The career colleges sector is now under harsh scrutiny by Washington. The U.S. Department Education has decided that rapid growth in enrollment, rising student debt levels, and a relatively high level of default rates has created a need for new rules around “gainful employment” for graduates from career colleges. The Department’s proposed rules are not only unnecessary, they are certain to cause harm.

For decades, the Higher Education Act has required that career colleges and training programs prepare students for gainful employment in recognized occupations in order for students to qualify for federal financial aid (Title IV programs). This condition has not applied to the other channels of post-secondary education—nonprofit and public institutions. The Department is authorized by Congress to set rules on federal financial aid for education. Historically, it has never attempted to define gainful employment, but now proposes doing so in order to evaluate and sanction private sector colleges using a three-part test based on student debt-to-income levels and loan repayment rates.

The proposed gainful employment regulations were published in July 2010, but final regulations were pushed out to March or April 2011 by a flood of public comment and lobbying. The delayed rules have led to a heated debate, which has been characterized by a surfeit of confusing, frequently contradictory “report cards” on career colleges. Critics of for-profits schools have used inflammatory rhetoric, going so far as to compare career colleges with the much-maligned subprime loan industry.

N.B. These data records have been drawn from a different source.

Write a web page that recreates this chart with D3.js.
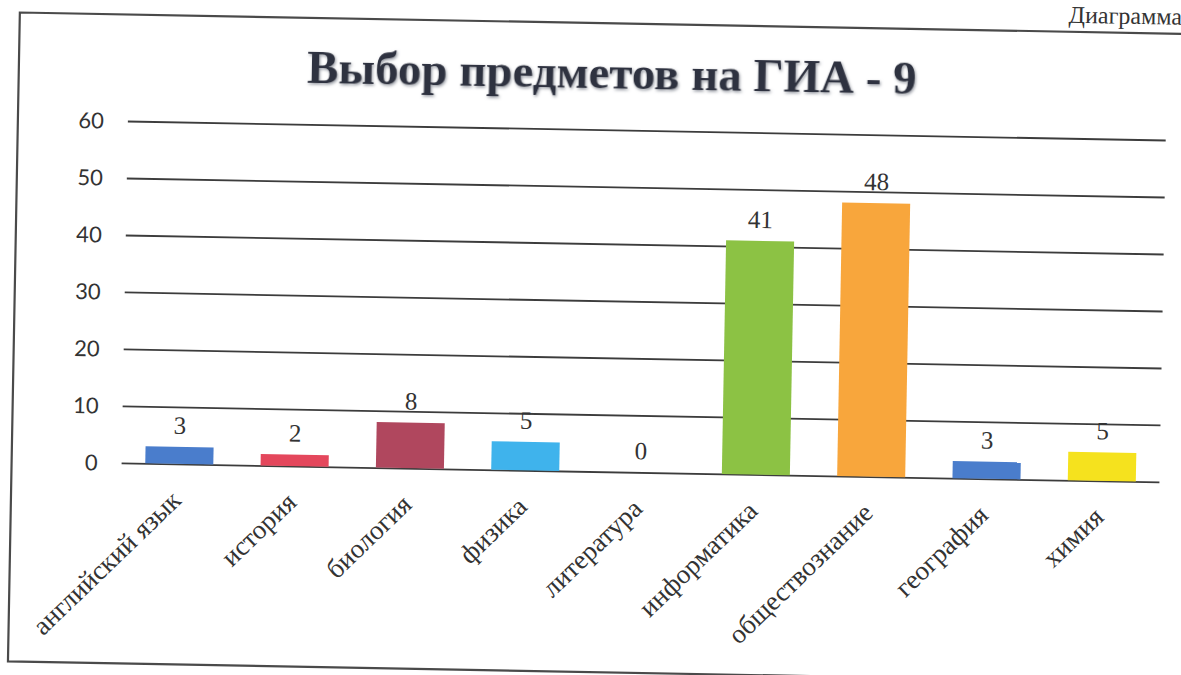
<!DOCTYPE html>
<html>
<head>
  <meta charset="utf-8">
  <script src="https://d3js.org/d3.v7.min.js"></script>
  <style>
    body { margin: 0; background: #fff; }
    svg { display: block; }
    .grid line { stroke: #3c3c3c; stroke-width: 1.8; }
    .grid path { display: none; }
    .ytick text { font-family: Lato, "Open Sans", sans-serif; font-size: 22px; fill: #333; }
    .cat { font-family: "Liberation Serif", "DejaVu Serif", serif; font-size: 27px; fill: #333; }
    .val { font-family: "Liberation Serif", "DejaVu Serif", serif; font-size: 25px; fill: #333; }
  </style>
</head>
<body>
  <svg width="1181" height="675"></svg>
  <script>
    // chart data
    var subjects = ["английский язык", "история", "биология", "физика", "литература",
                    "информатика", "обществознание", "география", "химия"];
    var counts = [3, 2, 8, 5, 0, 41, 48, 3, 5];
    var barColors = ["#4a7dcc", "#e4475c", "#b0475e", "#3fb3ec", "#9a9a9a",
                     "#8cc244", "#f8a63c", "#4a7dcc", "#f5e21e"];
    var yTicks = [0, 10, 20, 30, 40, 50, 60];
    var title = "Выбор предметов на ГИА - 9";

    var svg = d3.select("svg");
    var margin = {top: 129.5, right: 19, bottom: 203.5, left: 124},
      width = +svg.attr("width") - margin.left - margin.right,
      height = +svg.attr("height") - margin.top - margin.bottom;

    var defs = svg.append("defs");
    var f = defs.append("filter").attr("id", "glow")
      .attr("x", "-5%").attr("y", "-20%").attr("width", "110%").attr("height", "140%");
    f.append("feDropShadow").attr("dx", 1).attr("dy", 1.5)
      .attr("stdDeviation", 1.6).attr("flood-color", "#8a8f99").attr("flood-opacity", 0.9);

    // the scan is slightly tilted
    var page = svg.append("g").attr("transform", "rotate(1.05,590,337)");

    // caption above the frame (runs off the page in the scan)
    page.append("text")
      .attr("x", 1176).attr("y", 14)
      .attr("text-anchor", "end")
      .style("font-family", "Liberation Serif, serif")
      .style("font-size", "24px").style("fill", "#333")
      .text("Диаграмма");

    // outer frame
    page.append("path")
      .attr("d", "M1210,23 H14 V672 H1210")
      .attr("fill", "none").attr("stroke", "#4a4a4a").attr("stroke-width", 2.2);

    page.append("text")
      .attr("x", 607).attr("y", 88)
      .attr("text-anchor", "middle")
      .attr("filter", "url(#glow)")
      .style("font-family", "Liberation Serif, serif")
      .style("font-weight", "bold")
      .style("font-size", "47px")
      .style("fill", "#2e3240")
      .text(title);

    var x = d3.scaleBand().domain(subjects).range([0, width])
      .paddingInner(0.41).paddingOuter(0.205);
    var y = d3.scaleLinear().domain([0, 60]).range([height, 0]);

    var g = page.append("g")
      .attr("transform", "translate(" + margin.left + "," + margin.top + ")");

    var grid = g.append("g").attr("class", "grid")
      .call(d3.axisLeft(y).tickValues(yTicks).tickSize(-width).tickFormat(""));
    grid.selectAll(".tick line").attr("x1", 0);

    g.append("g").attr("class", "ytick")
      .selectAll("text").data(yTicks).enter().append("text")
      .attr("x", -24)
      .attr("y", function(d) { return y(d); })
      .attr("dy", "0.36em")
      .attr("text-anchor", "end")
      .text(function(d) { return d; });

    g.selectAll(".bar")
      .data(counts)
      .enter().append("rect")
      .attr("class", "bar")
      .attr("x", function(d, i) { return x(subjects[i]); })
      .attr("y", function(d) { return y(d); })
      .attr("width", x.bandwidth())
      .attr("height", function(d) { return height - y(d); })
      .attr("fill", function(d, i) { return barColors[i]; });

    g.selectAll(".val")
      .data(counts)
      .enter().append("text")
      .attr("class", "val")
      .attr("x", function(d, i) { return x(subjects[i]) + x.bandwidth() / 2; })
      .attr("y", function(d) { return y(d) - 13; })
      .attr("text-anchor", "middle")
      .text(function(d) { return d; });

    g.selectAll(".cat")
      .data(subjects)
      .enter().append("text")
      .attr("class", "cat")
      .attr("text-anchor", "end")
      .attr("transform", function(d) {
        return "translate(" + (x(d) + x.bandwidth() / 2 + 4) + "," + (height + 38) + ") rotate(-45)";
      })
      .text(function(d) { return d; });
  </script>
</body>
</html>
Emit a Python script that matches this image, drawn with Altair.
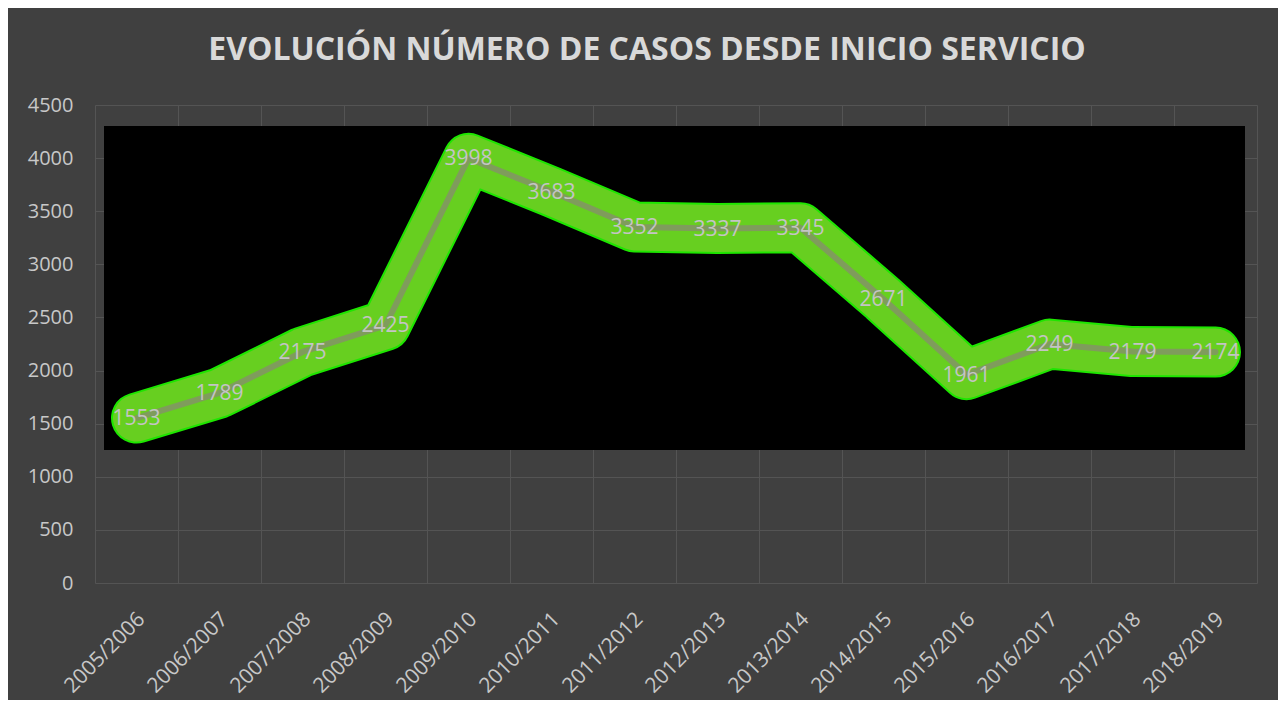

The Department justifies its proposal on the grounds that, while career colleges now account for 10 percent of the nation’s post-secondary enrollment, they account for a disproportionate 23 percent of federal loan dollars and 44 percent of federal student loan defaults. However, as this paper makes clear, the Department’s case for the rule is fundamentally fl awed. Commonly drawn comparisons between career colleges and traditional schools are less meaningful than many suggest, because of the significant demographic differences in the student populations, programmatic variances, and major disparities in taxpayer subsidies between the distinct institutional sectors.